■ **Information provided**
* Start *

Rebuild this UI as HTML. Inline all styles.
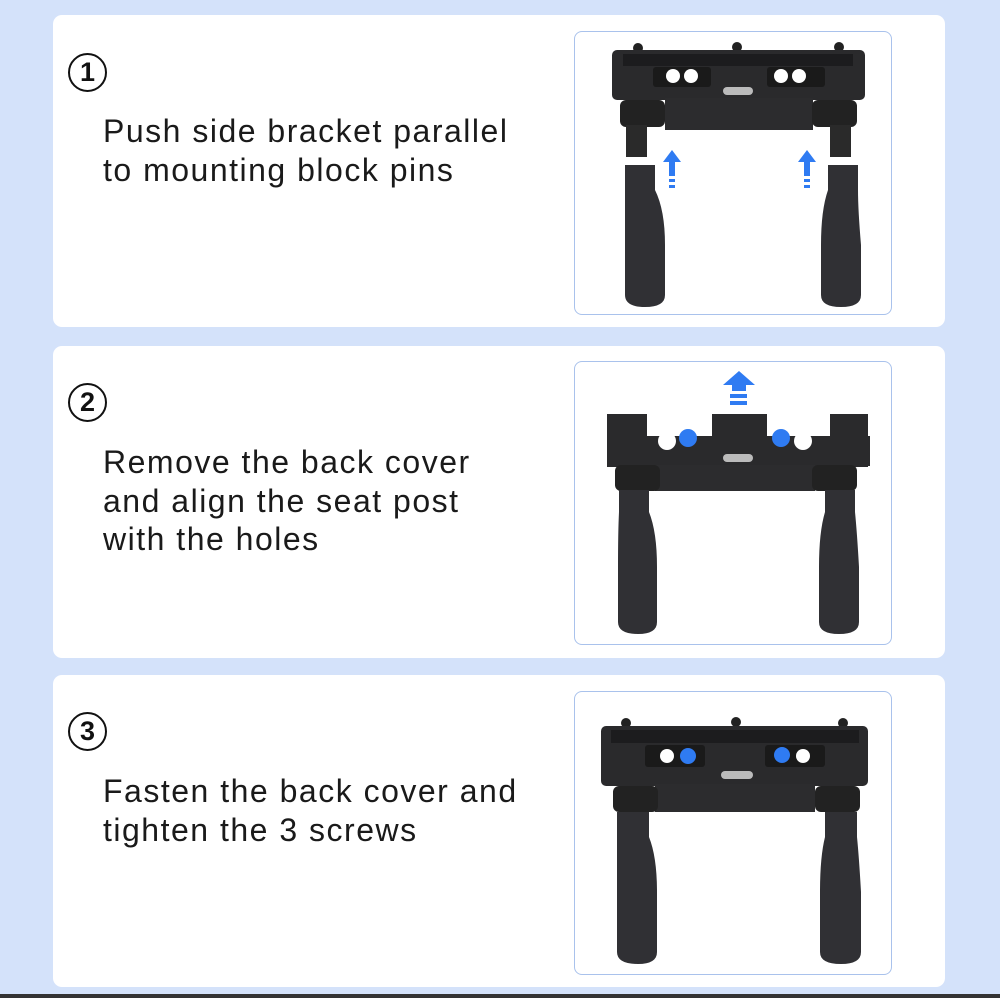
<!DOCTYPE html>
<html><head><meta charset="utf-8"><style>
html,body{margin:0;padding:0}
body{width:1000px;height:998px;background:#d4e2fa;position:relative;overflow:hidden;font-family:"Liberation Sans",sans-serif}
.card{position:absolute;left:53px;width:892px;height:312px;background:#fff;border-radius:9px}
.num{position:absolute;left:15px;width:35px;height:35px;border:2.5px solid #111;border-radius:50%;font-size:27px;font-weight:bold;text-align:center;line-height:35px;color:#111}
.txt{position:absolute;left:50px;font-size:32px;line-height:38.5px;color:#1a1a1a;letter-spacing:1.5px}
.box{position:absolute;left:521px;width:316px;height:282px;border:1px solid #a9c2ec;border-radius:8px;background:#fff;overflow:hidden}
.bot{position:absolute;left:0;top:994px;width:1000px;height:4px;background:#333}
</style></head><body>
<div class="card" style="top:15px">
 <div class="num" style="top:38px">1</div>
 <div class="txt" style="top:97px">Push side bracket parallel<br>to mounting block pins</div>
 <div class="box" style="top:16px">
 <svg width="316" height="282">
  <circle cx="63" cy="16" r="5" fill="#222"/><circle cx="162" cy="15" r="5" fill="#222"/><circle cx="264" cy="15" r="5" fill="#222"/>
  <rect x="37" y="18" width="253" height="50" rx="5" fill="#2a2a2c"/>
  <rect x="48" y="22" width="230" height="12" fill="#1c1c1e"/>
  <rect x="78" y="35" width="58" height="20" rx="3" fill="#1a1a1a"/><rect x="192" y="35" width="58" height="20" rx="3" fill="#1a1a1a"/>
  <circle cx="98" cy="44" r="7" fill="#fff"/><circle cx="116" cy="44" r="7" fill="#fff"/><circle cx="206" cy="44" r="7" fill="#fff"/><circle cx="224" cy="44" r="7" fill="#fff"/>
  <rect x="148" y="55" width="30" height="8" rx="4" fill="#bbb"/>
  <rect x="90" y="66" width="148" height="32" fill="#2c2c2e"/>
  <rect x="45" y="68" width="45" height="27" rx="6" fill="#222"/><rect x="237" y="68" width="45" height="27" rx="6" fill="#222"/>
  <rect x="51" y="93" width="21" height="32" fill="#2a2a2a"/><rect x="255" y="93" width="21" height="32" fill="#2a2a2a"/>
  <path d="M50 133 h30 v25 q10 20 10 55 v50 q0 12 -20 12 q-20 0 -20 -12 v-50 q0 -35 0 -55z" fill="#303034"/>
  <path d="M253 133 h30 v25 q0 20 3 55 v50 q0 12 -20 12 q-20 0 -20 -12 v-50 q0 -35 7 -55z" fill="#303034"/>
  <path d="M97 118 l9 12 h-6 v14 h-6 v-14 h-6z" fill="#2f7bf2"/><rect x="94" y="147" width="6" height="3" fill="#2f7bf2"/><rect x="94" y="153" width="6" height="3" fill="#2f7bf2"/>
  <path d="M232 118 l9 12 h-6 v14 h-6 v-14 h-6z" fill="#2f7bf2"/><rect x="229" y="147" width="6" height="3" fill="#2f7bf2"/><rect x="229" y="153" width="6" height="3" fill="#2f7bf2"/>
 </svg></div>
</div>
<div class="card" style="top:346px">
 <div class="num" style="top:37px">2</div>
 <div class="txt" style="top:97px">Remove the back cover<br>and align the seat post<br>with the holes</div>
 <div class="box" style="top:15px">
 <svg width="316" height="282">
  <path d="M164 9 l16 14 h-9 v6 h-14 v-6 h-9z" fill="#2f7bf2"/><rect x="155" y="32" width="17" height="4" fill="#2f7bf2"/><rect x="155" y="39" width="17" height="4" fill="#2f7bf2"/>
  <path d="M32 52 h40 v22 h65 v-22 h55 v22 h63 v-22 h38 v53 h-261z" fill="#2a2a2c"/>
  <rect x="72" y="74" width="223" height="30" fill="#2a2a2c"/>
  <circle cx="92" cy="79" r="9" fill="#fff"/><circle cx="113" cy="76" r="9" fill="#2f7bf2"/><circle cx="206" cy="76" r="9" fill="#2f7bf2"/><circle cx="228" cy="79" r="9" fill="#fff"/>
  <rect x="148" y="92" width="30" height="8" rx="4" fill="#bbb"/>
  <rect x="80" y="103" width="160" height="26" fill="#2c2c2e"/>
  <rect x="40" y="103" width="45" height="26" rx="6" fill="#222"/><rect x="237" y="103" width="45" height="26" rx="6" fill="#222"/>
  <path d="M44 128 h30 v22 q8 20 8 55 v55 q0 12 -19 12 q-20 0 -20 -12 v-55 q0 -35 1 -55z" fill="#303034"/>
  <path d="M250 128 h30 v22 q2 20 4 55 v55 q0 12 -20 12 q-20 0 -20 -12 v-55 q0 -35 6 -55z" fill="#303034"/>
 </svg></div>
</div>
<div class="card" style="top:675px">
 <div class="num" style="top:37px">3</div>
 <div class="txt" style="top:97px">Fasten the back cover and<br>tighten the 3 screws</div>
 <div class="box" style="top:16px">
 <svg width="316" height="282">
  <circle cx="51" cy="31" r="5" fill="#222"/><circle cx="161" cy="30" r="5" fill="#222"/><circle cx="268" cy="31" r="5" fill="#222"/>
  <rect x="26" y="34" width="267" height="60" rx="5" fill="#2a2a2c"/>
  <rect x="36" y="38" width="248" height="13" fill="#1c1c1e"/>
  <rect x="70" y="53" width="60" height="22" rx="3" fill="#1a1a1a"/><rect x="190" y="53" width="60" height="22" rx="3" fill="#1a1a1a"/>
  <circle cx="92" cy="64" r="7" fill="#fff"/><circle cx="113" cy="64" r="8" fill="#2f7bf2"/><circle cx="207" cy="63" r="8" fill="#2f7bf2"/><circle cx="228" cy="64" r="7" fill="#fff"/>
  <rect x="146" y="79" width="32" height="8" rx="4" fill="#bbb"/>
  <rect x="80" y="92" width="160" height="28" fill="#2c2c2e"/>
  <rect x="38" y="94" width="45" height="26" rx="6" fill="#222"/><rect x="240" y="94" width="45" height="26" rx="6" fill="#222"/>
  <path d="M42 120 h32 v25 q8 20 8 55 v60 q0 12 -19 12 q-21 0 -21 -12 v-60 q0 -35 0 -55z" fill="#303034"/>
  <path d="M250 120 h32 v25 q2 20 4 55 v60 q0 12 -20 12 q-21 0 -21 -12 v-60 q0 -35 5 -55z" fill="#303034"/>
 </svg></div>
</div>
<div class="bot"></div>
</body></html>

* End *

■ **Given task**
Write out the listing above exactly as it stands, pictures excluded.

■ **Complete response**
Rebuild this UI as HTML. Inline all styles.
<!DOCTYPE html>
<html><head><meta charset="utf-8"><style>
html,body{margin:0;padding:0}
body{width:1000px;height:998px;background:#d4e2fa;position:relative;overflow:hidden;font-family:"Liberation Sans",sans-serif}
.card{position:absolute;left:53px;width:892px;height:312px;background:#fff;border-radius:9px}
.num{position:absolute;left:15px;width:35px;height:35px;border:2.5px solid #111;border-radius:50%;font-size:27px;font-weight:bold;text-align:center;line-height:35px;color:#111}
.txt{position:absolute;left:50px;font-size:32px;line-height:38.5px;color:#1a1a1a;letter-spacing:1.5px}
.box{position:absolute;left:521px;width:316px;height:282px;border:1px solid #a9c2ec;border-radius:8px;background:#fff;overflow:hidden}
.bot{position:absolute;left:0;top:994px;width:1000px;height:4px;background:#333}
</style></head><body>
<div class="card" style="top:15px">
 <div class="num" style="top:38px">1</div>
 <div class="txt" style="top:97px">Push side bracket parallel<br>to mounting block pins</div>
 <div class="box" style="top:16px">
 <svg width="316" height="282">
  <circle cx="63" cy="16" r="5" fill="#222"/><circle cx="162" cy="15" r="5" fill="#222"/><circle cx="264" cy="15" r="5" fill="#222"/>
  <rect x="37" y="18" width="253" height="50" rx="5" fill="#2a2a2c"/>
  <rect x="48" y="22" width="230" height="12" fill="#1c1c1e"/>
  <rect x="78" y="35" width="58" height="20" rx="3" fill="#1a1a1a"/><rect x="192" y="35" width="58" height="20" rx="3" fill="#1a1a1a"/>
  <circle cx="98" cy="44" r="7" fill="#fff"/><circle cx="116" cy="44" r="7" fill="#fff"/><circle cx="206" cy="44" r="7" fill="#fff"/><circle cx="224" cy="44" r="7" fill="#fff"/>
  <rect x="148" y="55" width="30" height="8" rx="4" fill="#bbb"/>
  <rect x="90" y="66" width="148" height="32" fill="#2c2c2e"/>
  <rect x="45" y="68" width="45" height="27" rx="6" fill="#222"/><rect x="237" y="68" width="45" height="27" rx="6" fill="#222"/>
  <rect x="51" y="93" width="21" height="32" fill="#2a2a2a"/><rect x="255" y="93" width="21" height="32" fill="#2a2a2a"/>
  <path d="M50 133 h30 v25 q10 20 10 55 v50 q0 12 -20 12 q-20 0 -20 -12 v-50 q0 -35 0 -55z" fill="#303034"/>
  <path d="M253 133 h30 v25 q0 20 3 55 v50 q0 12 -20 12 q-20 0 -20 -12 v-50 q0 -35 7 -55z" fill="#303034"/>
  <path d="M97 118 l9 12 h-6 v14 h-6 v-14 h-6z" fill="#2f7bf2"/><rect x="94" y="147" width="6" height="3" fill="#2f7bf2"/><rect x="94" y="153" width="6" height="3" fill="#2f7bf2"/>
  <path d="M232 118 l9 12 h-6 v14 h-6 v-14 h-6z" fill="#2f7bf2"/><rect x="229" y="147" width="6" height="3" fill="#2f7bf2"/><rect x="229" y="153" width="6" height="3" fill="#2f7bf2"/>
 </svg></div>
</div>
<div class="card" style="top:346px">
 <div class="num" style="top:37px">2</div>
 <div class="txt" style="top:97px">Remove the back cover<br>and align the seat post<br>with the holes</div>
 <div class="box" style="top:15px">
 <svg width="316" height="282">
  <path d="M164 9 l16 14 h-9 v6 h-14 v-6 h-9z" fill="#2f7bf2"/><rect x="155" y="32" width="17" height="4" fill="#2f7bf2"/><rect x="155" y="39" width="17" height="4" fill="#2f7bf2"/>
  <path d="M32 52 h40 v22 h65 v-22 h55 v22 h63 v-22 h38 v53 h-261z" fill="#2a2a2c"/>
  <rect x="72" y="74" width="223" height="30" fill="#2a2a2c"/>
  <circle cx="92" cy="79" r="9" fill="#fff"/><circle cx="113" cy="76" r="9" fill="#2f7bf2"/><circle cx="206" cy="76" r="9" fill="#2f7bf2"/><circle cx="228" cy="79" r="9" fill="#fff"/>
  <rect x="148" y="92" width="30" height="8" rx="4" fill="#bbb"/>
  <rect x="80" y="103" width="160" height="26" fill="#2c2c2e"/>
  <rect x="40" y="103" width="45" height="26" rx="6" fill="#222"/><rect x="237" y="103" width="45" height="26" rx="6" fill="#222"/>
  <path d="M44 128 h30 v22 q8 20 8 55 v55 q0 12 -19 12 q-20 0 -20 -12 v-55 q0 -35 1 -55z" fill="#303034"/>
  <path d="M250 128 h30 v22 q2 20 4 55 v55 q0 12 -20 12 q-20 0 -20 -12 v-55 q0 -35 6 -55z" fill="#303034"/>
 </svg></div>
</div>
<div class="card" style="top:675px">
 <div class="num" style="top:37px">3</div>
 <div class="txt" style="top:97px">Fasten the back cover and<br>tighten the 3 screws</div>
 <div class="box" style="top:16px">
 <svg width="316" height="282">
  <circle cx="51" cy="31" r="5" fill="#222"/><circle cx="161" cy="30" r="5" fill="#222"/><circle cx="268" cy="31" r="5" fill="#222"/>
  <rect x="26" y="34" width="267" height="60" rx="5" fill="#2a2a2c"/>
  <rect x="36" y="38" width="248" height="13" fill="#1c1c1e"/>
  <rect x="70" y="53" width="60" height="22" rx="3" fill="#1a1a1a"/><rect x="190" y="53" width="60" height="22" rx="3" fill="#1a1a1a"/>
  <circle cx="92" cy="64" r="7" fill="#fff"/><circle cx="113" cy="64" r="8" fill="#2f7bf2"/><circle cx="207" cy="63" r="8" fill="#2f7bf2"/><circle cx="228" cy="64" r="7" fill="#fff"/>
  <rect x="146" y="79" width="32" height="8" rx="4" fill="#bbb"/>
  <rect x="80" y="92" width="160" height="28" fill="#2c2c2e"/>
  <rect x="38" y="94" width="45" height="26" rx="6" fill="#222"/><rect x="240" y="94" width="45" height="26" rx="6" fill="#222"/>
  <path d="M42 120 h32 v25 q8 20 8 55 v60 q0 12 -19 12 q-21 0 -21 -12 v-60 q0 -35 0 -55z" fill="#303034"/>
  <path d="M250 120 h32 v25 q2 20 4 55 v60 q0 12 -20 12 q-21 0 -21 -12 v-60 q0 -35 5 -55z" fill="#303034"/>
 </svg></div>
</div>
<div class="bot"></div>
</body></html>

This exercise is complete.